**Task description:** Write out the listing below without alteration, omitting its pictures.

**Supplied information:**

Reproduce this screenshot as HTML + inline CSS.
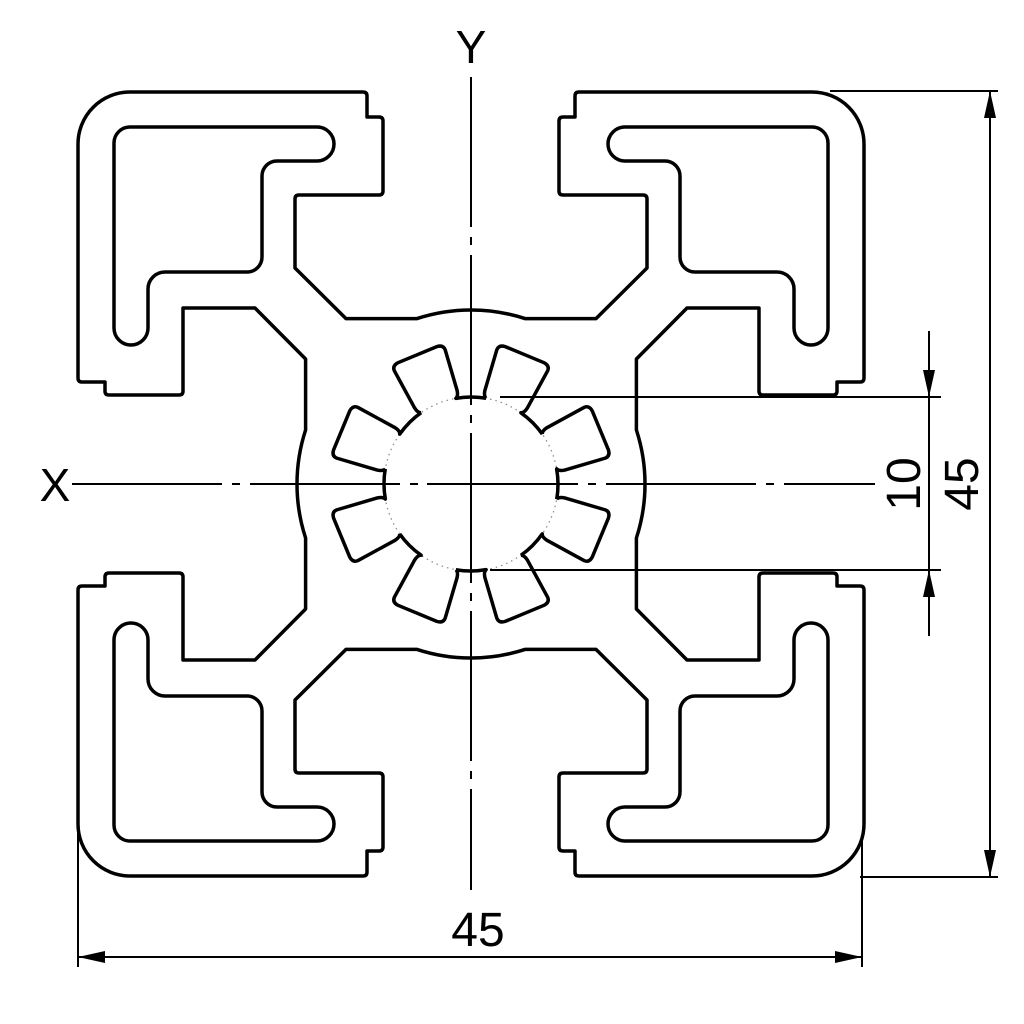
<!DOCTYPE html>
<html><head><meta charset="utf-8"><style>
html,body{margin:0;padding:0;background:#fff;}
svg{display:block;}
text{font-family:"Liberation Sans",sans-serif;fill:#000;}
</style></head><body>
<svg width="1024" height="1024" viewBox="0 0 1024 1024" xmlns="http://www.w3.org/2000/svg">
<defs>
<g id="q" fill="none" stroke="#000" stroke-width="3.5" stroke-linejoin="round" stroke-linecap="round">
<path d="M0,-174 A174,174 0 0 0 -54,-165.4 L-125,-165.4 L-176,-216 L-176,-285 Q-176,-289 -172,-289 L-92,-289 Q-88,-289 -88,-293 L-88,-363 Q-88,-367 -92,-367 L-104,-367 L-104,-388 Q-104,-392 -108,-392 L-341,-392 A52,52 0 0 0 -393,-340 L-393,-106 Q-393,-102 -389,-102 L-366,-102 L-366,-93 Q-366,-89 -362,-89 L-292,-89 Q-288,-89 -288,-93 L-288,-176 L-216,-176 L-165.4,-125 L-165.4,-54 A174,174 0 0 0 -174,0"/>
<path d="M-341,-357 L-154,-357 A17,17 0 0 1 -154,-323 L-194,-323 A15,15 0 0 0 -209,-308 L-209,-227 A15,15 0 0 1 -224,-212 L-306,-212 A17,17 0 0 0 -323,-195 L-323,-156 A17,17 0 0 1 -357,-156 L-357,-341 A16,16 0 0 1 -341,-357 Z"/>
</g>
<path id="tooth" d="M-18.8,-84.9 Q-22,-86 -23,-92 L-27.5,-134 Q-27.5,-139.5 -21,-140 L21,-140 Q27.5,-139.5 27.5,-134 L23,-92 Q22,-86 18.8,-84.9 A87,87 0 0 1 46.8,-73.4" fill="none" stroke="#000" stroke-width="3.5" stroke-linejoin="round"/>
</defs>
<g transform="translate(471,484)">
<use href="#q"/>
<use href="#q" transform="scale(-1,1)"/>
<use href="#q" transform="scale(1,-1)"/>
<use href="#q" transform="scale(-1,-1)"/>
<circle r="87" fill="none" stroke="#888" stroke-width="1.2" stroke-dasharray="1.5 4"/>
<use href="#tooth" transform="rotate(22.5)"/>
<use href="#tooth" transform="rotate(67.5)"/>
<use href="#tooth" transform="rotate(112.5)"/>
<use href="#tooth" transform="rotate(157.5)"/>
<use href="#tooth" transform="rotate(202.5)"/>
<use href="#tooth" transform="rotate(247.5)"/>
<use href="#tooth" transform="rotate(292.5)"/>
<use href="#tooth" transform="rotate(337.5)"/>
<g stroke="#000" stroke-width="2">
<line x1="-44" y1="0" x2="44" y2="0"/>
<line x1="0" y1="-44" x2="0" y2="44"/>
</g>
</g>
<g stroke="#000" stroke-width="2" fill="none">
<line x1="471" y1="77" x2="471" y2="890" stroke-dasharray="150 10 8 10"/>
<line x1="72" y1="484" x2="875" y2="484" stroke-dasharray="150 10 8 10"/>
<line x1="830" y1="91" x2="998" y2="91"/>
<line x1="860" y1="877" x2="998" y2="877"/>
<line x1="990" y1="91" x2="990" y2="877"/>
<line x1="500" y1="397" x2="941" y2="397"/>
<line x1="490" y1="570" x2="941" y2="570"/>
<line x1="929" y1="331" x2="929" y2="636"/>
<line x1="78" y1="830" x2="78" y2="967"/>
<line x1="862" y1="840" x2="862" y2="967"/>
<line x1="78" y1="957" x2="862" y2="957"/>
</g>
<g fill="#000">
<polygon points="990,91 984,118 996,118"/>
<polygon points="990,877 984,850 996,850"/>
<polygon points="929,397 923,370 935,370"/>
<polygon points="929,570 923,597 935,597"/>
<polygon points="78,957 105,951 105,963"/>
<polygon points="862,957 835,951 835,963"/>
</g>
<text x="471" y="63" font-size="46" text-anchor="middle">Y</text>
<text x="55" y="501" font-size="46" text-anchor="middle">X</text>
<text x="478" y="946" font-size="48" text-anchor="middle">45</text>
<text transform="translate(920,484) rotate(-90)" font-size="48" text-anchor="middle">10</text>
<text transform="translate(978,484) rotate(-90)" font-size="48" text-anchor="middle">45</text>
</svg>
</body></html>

**Output of the exercise:**
Reproduce this screenshot as HTML + inline CSS.
<!DOCTYPE html>
<html><head><meta charset="utf-8"><style>
html,body{margin:0;padding:0;background:#fff;}
svg{display:block;}
text{font-family:"Liberation Sans",sans-serif;fill:#000;}
</style></head><body>
<svg width="1024" height="1024" viewBox="0 0 1024 1024" xmlns="http://www.w3.org/2000/svg">
<defs>
<g id="q" fill="none" stroke="#000" stroke-width="3.5" stroke-linejoin="round" stroke-linecap="round">
<path d="M0,-174 A174,174 0 0 0 -54,-165.4 L-125,-165.4 L-176,-216 L-176,-285 Q-176,-289 -172,-289 L-92,-289 Q-88,-289 -88,-293 L-88,-363 Q-88,-367 -92,-367 L-104,-367 L-104,-388 Q-104,-392 -108,-392 L-341,-392 A52,52 0 0 0 -393,-340 L-393,-106 Q-393,-102 -389,-102 L-366,-102 L-366,-93 Q-366,-89 -362,-89 L-292,-89 Q-288,-89 -288,-93 L-288,-176 L-216,-176 L-165.4,-125 L-165.4,-54 A174,174 0 0 0 -174,0"/>
<path d="M-341,-357 L-154,-357 A17,17 0 0 1 -154,-323 L-194,-323 A15,15 0 0 0 -209,-308 L-209,-227 A15,15 0 0 1 -224,-212 L-306,-212 A17,17 0 0 0 -323,-195 L-323,-156 A17,17 0 0 1 -357,-156 L-357,-341 A16,16 0 0 1 -341,-357 Z"/>
</g>
<path id="tooth" d="M-18.8,-84.9 Q-22,-86 -23,-92 L-27.5,-134 Q-27.5,-139.5 -21,-140 L21,-140 Q27.5,-139.5 27.5,-134 L23,-92 Q22,-86 18.8,-84.9 A87,87 0 0 1 46.8,-73.4" fill="none" stroke="#000" stroke-width="3.5" stroke-linejoin="round"/>
</defs>
<g transform="translate(471,484)">
<use href="#q"/>
<use href="#q" transform="scale(-1,1)"/>
<use href="#q" transform="scale(1,-1)"/>
<use href="#q" transform="scale(-1,-1)"/>
<circle r="87" fill="none" stroke="#888" stroke-width="1.2" stroke-dasharray="1.5 4"/>
<use href="#tooth" transform="rotate(22.5)"/>
<use href="#tooth" transform="rotate(67.5)"/>
<use href="#tooth" transform="rotate(112.5)"/>
<use href="#tooth" transform="rotate(157.5)"/>
<use href="#tooth" transform="rotate(202.5)"/>
<use href="#tooth" transform="rotate(247.5)"/>
<use href="#tooth" transform="rotate(292.5)"/>
<use href="#tooth" transform="rotate(337.5)"/>
<g stroke="#000" stroke-width="2">
<line x1="-44" y1="0" x2="44" y2="0"/>
<line x1="0" y1="-44" x2="0" y2="44"/>
</g>
</g>
<g stroke="#000" stroke-width="2" fill="none">
<line x1="471" y1="77" x2="471" y2="890" stroke-dasharray="150 10 8 10"/>
<line x1="72" y1="484" x2="875" y2="484" stroke-dasharray="150 10 8 10"/>
<line x1="830" y1="91" x2="998" y2="91"/>
<line x1="860" y1="877" x2="998" y2="877"/>
<line x1="990" y1="91" x2="990" y2="877"/>
<line x1="500" y1="397" x2="941" y2="397"/>
<line x1="490" y1="570" x2="941" y2="570"/>
<line x1="929" y1="331" x2="929" y2="636"/>
<line x1="78" y1="830" x2="78" y2="967"/>
<line x1="862" y1="840" x2="862" y2="967"/>
<line x1="78" y1="957" x2="862" y2="957"/>
</g>
<g fill="#000">
<polygon points="990,91 984,118 996,118"/>
<polygon points="990,877 984,850 996,850"/>
<polygon points="929,397 923,370 935,370"/>
<polygon points="929,570 923,597 935,597"/>
<polygon points="78,957 105,951 105,963"/>
<polygon points="862,957 835,951 835,963"/>
</g>
<text x="471" y="63" font-size="46" text-anchor="middle">Y</text>
<text x="55" y="501" font-size="46" text-anchor="middle">X</text>
<text x="478" y="946" font-size="48" text-anchor="middle">45</text>
<text transform="translate(920,484) rotate(-90)" font-size="48" text-anchor="middle">10</text>
<text transform="translate(978,484) rotate(-90)" font-size="48" text-anchor="middle">45</text>
</svg>
</body></html>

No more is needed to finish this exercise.